## WRITTEN TASK
Return only the lines from the top of the data down to the one that holds "import plotly.graph_objects as go", both included, without any pictures.

## SOURCE DATA
■ ■ ■ ■

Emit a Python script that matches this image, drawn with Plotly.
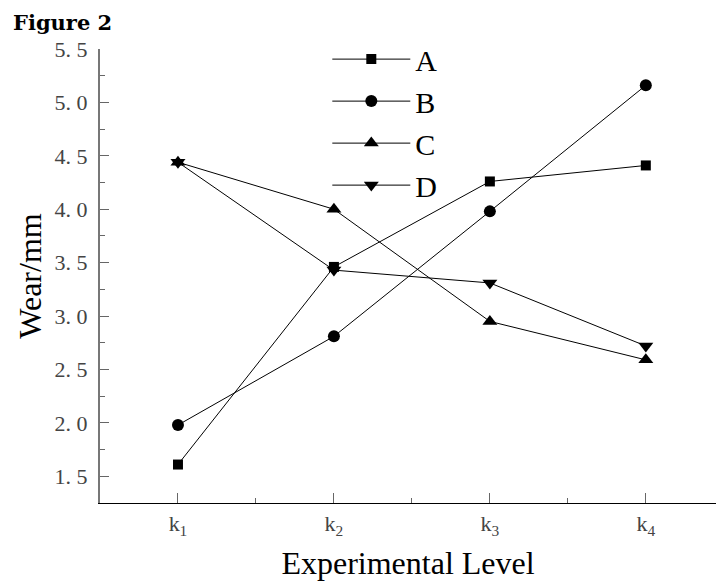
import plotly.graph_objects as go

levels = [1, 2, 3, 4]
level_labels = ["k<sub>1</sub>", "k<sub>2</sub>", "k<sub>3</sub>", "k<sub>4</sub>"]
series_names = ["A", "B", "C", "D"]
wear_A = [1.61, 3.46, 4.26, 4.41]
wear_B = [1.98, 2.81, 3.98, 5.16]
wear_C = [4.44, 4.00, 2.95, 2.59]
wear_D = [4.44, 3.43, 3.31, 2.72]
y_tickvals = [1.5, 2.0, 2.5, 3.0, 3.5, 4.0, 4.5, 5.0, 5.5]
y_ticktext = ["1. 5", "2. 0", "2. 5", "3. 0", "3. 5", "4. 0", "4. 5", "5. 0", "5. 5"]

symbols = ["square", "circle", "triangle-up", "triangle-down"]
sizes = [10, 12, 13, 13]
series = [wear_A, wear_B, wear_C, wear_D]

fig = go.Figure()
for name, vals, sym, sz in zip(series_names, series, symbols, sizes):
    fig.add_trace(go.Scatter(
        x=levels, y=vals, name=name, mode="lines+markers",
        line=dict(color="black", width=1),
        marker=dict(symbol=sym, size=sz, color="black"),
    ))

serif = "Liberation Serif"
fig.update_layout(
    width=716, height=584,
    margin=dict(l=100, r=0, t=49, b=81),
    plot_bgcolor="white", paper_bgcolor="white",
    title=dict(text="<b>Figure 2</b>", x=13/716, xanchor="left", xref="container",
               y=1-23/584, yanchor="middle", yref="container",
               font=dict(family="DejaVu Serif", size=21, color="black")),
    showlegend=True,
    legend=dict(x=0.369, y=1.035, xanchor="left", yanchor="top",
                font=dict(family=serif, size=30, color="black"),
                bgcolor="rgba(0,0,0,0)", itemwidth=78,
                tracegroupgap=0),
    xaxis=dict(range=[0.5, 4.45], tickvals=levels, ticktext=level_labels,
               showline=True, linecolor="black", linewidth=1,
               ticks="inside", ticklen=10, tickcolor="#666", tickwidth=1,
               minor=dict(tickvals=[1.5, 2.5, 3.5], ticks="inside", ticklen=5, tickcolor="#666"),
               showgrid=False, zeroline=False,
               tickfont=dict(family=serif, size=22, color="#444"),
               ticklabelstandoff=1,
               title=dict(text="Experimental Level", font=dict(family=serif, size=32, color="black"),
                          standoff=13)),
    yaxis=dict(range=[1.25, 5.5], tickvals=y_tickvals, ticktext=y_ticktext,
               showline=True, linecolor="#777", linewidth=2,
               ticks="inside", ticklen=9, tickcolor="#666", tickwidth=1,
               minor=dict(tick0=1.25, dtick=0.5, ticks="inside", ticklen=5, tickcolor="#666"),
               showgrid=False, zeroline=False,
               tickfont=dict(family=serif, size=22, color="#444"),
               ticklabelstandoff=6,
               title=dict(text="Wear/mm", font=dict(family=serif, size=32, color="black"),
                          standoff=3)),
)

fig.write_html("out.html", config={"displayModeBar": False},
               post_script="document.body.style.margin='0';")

■ ■ ■ ■

## RIGHT ANSWER
Emit a Python script that matches this image, drawn with Plotly.
import plotly.graph_objects as go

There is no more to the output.